Didoo

State of the Microsoft

Copio e incollo, perché credo di non aver fin qui trovato parole più chiare, semplici e azzeccate per descrivere lo stato comatoso in cui (purtroppo, mi dispiace veramente) giace Microsoft.

“MJF: What are your reasons for leaving Microsoft?

HV: (Reasons) aplenty. First, it never felt they were making good use of my skills and potential. Instead, I had to develop skills to traverse a sea of politics. It’s a very inefficient company, with very little or nothing being done to make it better. MS has small windows of actual product development (new code being written) followed by long period of stabilization. It’s waterfall as its best. For PMs, like me, some manager pushes idiot time consuming exercises like scenario validation.. two months to produce collateral that is bound to be useless in six months, since everything is likely to change.

Secondly, the “toxic environment” and its impact on MS’ products. Since MS has a performance review system that values “individual” contributions over team work, everybody want to make impact on everything. Another way to read it is that everybody wants to voice opinions and suggestions and drive them to execution, which commonly lead to mutually exclusive ideas, and you, as a PM, will have to figure out a way to make everyone happy if you want to make progress. That leads to dysfunctional products. As a matter of fact, I remember the template I *had* to use to set my commitments/deliverables had something like “you go to spec review meetings and make valuable comments”

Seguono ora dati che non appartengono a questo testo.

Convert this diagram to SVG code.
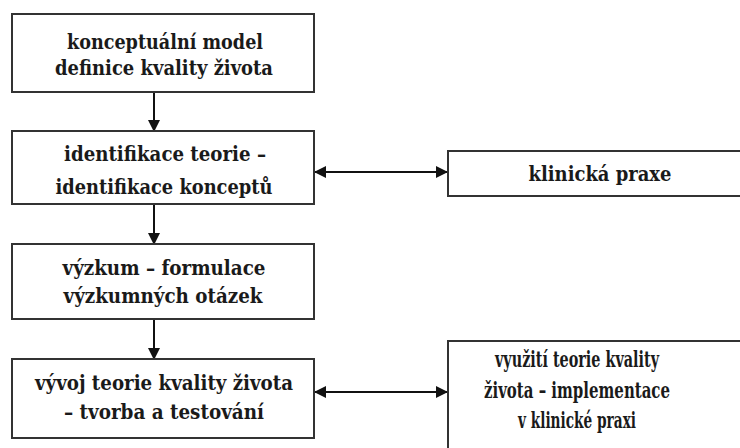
<svg xmlns="http://www.w3.org/2000/svg" width="740" height="448" viewBox="0 0 740 448">
<defs>
<style>
.box{fill:#fff;stroke:#333;stroke-width:2}
.t{font-family:"DejaVu Serif",serif;font-weight:bold;font-size:21px;fill:#1a1a1a;text-anchor:middle}
.t6{font-size:22px}
.c{stroke:#111;stroke-width:2;fill:none}
</style>
<marker id="ah" markerUnits="userSpaceOnUse" markerWidth="12" markerHeight="12" refX="11" refY="6" orient="auto-start-reverse" viewBox="0 0 12 12">
<path d="M0,0 L12,6 L0,12 z" fill="#111"/>
</marker>
</defs>
<rect width="740" height="448" fill="#fff"/>
<g id="connectors">
<line class="c" x1="154" y1="92" x2="154" y2="131" marker-end="url(#ah)"/>
<line class="c" x1="154" y1="204" x2="154" y2="244" marker-end="url(#ah)"/>
<line class="c" x1="154" y1="319" x2="154" y2="359" marker-end="url(#ah)"/>
<line class="c" x1="315" y1="172" x2="447" y2="172" marker-start="url(#ah)" marker-end="url(#ah)"/>
<line class="c" x1="315" y1="392" x2="447" y2="392" marker-start="url(#ah)" marker-end="url(#ah)"/>
</g>
<g id="n1">
<rect class="box" x="12" y="14" width="302" height="78"/>
<text class="t" x="165" y="49" textLength="196" lengthAdjust="spacingAndGlyphs">konceptuální model</text>
<text class="t" x="164" y="75" textLength="218" lengthAdjust="spacingAndGlyphs">definice kvality  života</text>
</g>
<g id="n2">
<rect class="box" x="12" y="131" width="302" height="73"/>
<text class="t" x="165" y="161" textLength="202" lengthAdjust="spacingAndGlyphs">identifikace teorie –</text>
<text class="t" x="164" y="194" textLength="217" lengthAdjust="spacingAndGlyphs">identifikace konceptů</text>
</g>
<g id="n3">
<rect class="box" x="448" y="151" width="300" height="45"/>
<text class="t" x="600" y="181" textLength="143" lengthAdjust="spacingAndGlyphs">klinická praxe</text>
</g>
<g id="n4">
<rect class="box" x="12" y="244" width="302" height="75"/>
<text class="t" x="164" y="275" textLength="203" lengthAdjust="spacingAndGlyphs">výzkum – formulace</text>
<text class="t" x="163" y="303" textLength="199" lengthAdjust="spacingAndGlyphs">výzkumných otázek</text>
</g>
<g id="n5">
<rect class="box" x="12" y="359" width="302" height="79"/>
<text class="t" x="164" y="390" textLength="258" lengthAdjust="spacingAndGlyphs">vývoj teorie kvality života</text>
<text class="t" x="164" y="419" textLength="200" lengthAdjust="spacingAndGlyphs">– tvorba a testování</text>
</g>
<g id="n6">
<rect class="box" x="448" y="341" width="300" height="120"/>
<text class="t t6" x="577" y="367" textLength="164" lengthAdjust="spacingAndGlyphs">využití teorie kvality</text>
<text class="t t6" x="577" y="398" textLength="186" lengthAdjust="spacingAndGlyphs">života – implementace</text>
<text class="t t6" x="577" y="428" textLength="118" lengthAdjust="spacingAndGlyphs">v klinické praxi</text>
</g>
</svg>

One thing that really frustrated me was that those random suggestions come from intuition, instead of actual scenarios/facts/data, and commonly show how disconnected MS employees are from the real world. In my case, as I worked in the developer division, it demonstrated how people there were disconnected from how developers work, and what they value. I had to constantly remind them that we should strive for simplicity since developers don’t have the time to become expert on our product, since it would be another tool in their toolbox.

Finally, there are the managers. I don’t know how much time people spend reading Mini Microsoft, and specially the comments there. It was actually therapeutic to me. Finding out that what was happening (via Mini) is quite common.”